『読売新聞・歴史検証』(0-33)

「特高の親玉」正力松太郎が読売に乗り込む背景には、王希天虐殺事件が潜んでいた!?
四分の三世紀を経て解明される驚愕のドラマの真相!!

電網木村書店 Web無料公開 2003.12.1

序章:「独裁」「押し売り」「世界一」 3

巨大企業の自宅訪問と系列専売、生産と流通の双方支配は禁止

 わたしの考えでは、新聞にかぎらず、広告費を使える知名度の高い巨大企業の「訪問販売」は、全面的に禁止すべきである。昔からの行商は資本力のない庶民の緊急避難の生業なのである。

 あわせて提案するが、巨大企業の系列専売店制度をも禁止すべきなのである。日米自動車戦争の現状からも明らかなように、経済大国日本の「ケイレツ」販売は、自由競争の原理に反する鎖国の延長である。経済的弱者への自由競争の押しつけとは別の次元で、巨大企業による生産と流通の「ケイレツ」支配は、禁止されるべきである。本来ならば、そういうキャンペーンの先頭に立つべきメディアの業界に、この自覚が欠けているのは、いったいどうした理由によるものなのであろうか。

 同じ大手紙でも、記者の方は、ますますエリート化している。女性記者も少しは増えたが、ほとんどが男性で、お坊ちゃん風、背広にネクタイ、社旗を立てた高級乗用車に乗っている。中身は「インテリ・ヤクザ」だともいわれるが、一応、表面上は上品な業界のように見える。

 それなのに、なぜ、拡張販売員だけが、昔ながらのテキ屋風なのだろうか。

 詳しくいえば限りがない。要するに、新聞の拡張販売という仕事自体に、職業上の倫理の基礎となる近代的な合理性が欠けているのではないだろうか。事実経過から判断すると、すでに小手先のごまかしで済む問題ではなくなっている。「新聞セールス近代化センター」の社告の写真のような、社会人に成り立ての若者が志願したくなるような仕事ではないのだ。

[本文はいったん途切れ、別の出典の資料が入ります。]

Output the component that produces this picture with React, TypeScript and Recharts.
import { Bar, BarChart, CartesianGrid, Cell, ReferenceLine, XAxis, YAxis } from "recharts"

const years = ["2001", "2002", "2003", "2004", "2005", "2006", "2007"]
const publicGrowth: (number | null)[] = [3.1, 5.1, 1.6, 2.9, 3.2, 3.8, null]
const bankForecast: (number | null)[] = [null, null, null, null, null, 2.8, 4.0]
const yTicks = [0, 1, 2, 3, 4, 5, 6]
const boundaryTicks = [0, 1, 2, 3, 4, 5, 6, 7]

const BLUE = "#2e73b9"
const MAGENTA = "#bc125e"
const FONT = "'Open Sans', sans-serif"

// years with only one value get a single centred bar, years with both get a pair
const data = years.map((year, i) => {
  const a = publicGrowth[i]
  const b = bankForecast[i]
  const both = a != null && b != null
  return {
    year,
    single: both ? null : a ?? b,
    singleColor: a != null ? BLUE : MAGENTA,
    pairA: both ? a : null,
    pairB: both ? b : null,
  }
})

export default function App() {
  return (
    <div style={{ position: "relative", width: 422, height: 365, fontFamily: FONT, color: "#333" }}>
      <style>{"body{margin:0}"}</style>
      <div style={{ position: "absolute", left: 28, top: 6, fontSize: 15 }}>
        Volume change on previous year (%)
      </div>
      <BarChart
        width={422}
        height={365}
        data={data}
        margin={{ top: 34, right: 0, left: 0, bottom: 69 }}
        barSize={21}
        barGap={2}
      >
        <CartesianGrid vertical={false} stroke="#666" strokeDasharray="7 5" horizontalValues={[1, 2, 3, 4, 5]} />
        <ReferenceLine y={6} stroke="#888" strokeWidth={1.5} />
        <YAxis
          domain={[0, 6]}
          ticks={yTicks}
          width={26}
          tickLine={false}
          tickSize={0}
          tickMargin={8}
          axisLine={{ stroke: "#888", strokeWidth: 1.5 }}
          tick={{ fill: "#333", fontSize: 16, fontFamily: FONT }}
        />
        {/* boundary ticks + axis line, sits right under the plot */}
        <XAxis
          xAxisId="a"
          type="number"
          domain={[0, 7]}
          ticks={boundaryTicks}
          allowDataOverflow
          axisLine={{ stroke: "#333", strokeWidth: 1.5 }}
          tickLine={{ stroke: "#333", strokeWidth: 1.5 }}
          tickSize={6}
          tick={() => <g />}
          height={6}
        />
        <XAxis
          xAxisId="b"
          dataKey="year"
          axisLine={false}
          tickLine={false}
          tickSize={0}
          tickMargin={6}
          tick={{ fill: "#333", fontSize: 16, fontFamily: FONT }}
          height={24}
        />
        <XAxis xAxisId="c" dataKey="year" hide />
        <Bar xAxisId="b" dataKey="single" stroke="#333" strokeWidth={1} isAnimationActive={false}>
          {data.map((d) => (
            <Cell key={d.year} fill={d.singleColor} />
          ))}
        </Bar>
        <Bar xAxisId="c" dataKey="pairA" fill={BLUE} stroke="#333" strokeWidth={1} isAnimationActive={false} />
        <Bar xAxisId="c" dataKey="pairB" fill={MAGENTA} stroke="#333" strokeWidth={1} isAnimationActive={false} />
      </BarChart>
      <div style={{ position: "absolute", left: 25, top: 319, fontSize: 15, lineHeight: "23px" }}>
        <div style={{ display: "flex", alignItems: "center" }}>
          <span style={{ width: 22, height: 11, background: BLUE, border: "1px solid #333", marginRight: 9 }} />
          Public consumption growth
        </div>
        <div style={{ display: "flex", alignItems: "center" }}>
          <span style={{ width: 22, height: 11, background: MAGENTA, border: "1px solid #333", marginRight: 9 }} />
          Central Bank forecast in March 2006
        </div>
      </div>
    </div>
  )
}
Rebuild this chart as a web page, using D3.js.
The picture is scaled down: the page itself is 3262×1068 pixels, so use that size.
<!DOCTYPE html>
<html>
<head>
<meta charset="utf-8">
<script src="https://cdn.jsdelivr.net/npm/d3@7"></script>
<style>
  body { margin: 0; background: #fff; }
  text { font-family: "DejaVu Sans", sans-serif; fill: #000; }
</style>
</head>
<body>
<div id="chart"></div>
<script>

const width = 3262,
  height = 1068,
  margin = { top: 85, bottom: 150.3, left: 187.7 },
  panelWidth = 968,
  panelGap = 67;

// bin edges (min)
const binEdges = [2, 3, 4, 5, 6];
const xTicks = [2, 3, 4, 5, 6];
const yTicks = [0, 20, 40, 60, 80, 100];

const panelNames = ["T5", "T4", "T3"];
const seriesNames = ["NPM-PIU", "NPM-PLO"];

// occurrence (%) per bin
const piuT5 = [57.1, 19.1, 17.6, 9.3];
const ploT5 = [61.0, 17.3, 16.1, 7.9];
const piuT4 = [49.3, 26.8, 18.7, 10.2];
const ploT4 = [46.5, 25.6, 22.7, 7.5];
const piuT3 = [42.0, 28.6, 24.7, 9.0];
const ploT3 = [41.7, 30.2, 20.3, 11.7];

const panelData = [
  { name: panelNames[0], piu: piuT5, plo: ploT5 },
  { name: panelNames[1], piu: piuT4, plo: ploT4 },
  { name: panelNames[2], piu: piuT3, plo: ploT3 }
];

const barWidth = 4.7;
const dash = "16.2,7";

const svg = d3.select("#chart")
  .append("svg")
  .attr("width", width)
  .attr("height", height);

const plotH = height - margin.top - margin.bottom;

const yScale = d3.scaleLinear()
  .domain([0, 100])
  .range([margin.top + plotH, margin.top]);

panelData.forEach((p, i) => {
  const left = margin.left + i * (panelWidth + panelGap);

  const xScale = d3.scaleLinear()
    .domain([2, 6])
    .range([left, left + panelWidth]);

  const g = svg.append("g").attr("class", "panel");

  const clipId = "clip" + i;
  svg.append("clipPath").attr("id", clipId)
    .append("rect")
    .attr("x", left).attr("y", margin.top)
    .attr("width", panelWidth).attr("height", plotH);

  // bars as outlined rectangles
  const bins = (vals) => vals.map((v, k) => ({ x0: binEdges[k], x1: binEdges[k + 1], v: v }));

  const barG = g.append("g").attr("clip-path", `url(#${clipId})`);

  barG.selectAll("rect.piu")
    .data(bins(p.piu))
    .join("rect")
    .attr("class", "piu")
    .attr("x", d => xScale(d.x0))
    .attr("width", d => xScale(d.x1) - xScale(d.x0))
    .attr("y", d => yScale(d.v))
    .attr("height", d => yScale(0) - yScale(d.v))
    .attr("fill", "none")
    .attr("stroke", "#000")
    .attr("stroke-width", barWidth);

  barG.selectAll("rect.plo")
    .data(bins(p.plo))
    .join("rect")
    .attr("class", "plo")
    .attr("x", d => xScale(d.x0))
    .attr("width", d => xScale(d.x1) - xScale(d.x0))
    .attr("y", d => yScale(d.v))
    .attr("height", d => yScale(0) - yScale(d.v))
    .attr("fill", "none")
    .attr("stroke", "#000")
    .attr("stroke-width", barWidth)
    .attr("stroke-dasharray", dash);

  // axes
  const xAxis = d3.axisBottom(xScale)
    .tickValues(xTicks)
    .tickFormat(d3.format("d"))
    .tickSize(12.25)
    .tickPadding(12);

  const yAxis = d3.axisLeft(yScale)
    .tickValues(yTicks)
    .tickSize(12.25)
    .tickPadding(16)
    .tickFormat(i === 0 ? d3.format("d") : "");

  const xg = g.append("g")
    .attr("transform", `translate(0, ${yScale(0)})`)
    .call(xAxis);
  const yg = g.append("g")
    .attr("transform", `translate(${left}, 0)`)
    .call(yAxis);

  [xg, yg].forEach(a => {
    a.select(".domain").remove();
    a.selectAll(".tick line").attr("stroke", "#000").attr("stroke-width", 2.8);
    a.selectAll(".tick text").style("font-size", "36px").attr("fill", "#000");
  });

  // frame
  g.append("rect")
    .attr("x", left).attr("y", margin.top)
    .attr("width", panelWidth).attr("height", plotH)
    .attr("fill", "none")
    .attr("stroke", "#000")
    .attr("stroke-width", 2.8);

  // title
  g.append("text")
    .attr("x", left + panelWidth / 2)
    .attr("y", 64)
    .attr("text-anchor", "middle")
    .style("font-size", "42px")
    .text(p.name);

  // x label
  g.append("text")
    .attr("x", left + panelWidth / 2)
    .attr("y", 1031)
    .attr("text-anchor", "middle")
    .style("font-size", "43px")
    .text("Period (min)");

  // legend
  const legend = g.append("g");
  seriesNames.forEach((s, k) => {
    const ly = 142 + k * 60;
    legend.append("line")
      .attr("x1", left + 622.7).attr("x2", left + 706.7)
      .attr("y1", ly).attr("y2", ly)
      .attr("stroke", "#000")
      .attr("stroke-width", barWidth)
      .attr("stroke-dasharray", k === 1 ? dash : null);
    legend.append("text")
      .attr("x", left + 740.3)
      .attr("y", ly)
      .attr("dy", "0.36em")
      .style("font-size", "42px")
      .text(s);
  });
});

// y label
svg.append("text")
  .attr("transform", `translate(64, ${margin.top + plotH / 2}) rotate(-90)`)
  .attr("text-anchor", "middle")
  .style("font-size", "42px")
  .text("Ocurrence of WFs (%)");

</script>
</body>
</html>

 実感でいうと、以上のような「押し売り」の頻度、および押しの強さでは、何といっても読売がダントツである。さきに「扉を蹴り飛ばし」た例で、一応は遠慮して「××新聞」と記したのも、実は、読売だった。発行部数が増えれば、その分だけ新たな拡張販売に投ずる資金も増える。読売の「押し売り」頻度は加速する。世界最高の発行部数、一千万部突破とか何とかいうのは、この「押し売り」の成果の累積以外のなにものでもないと信ずる。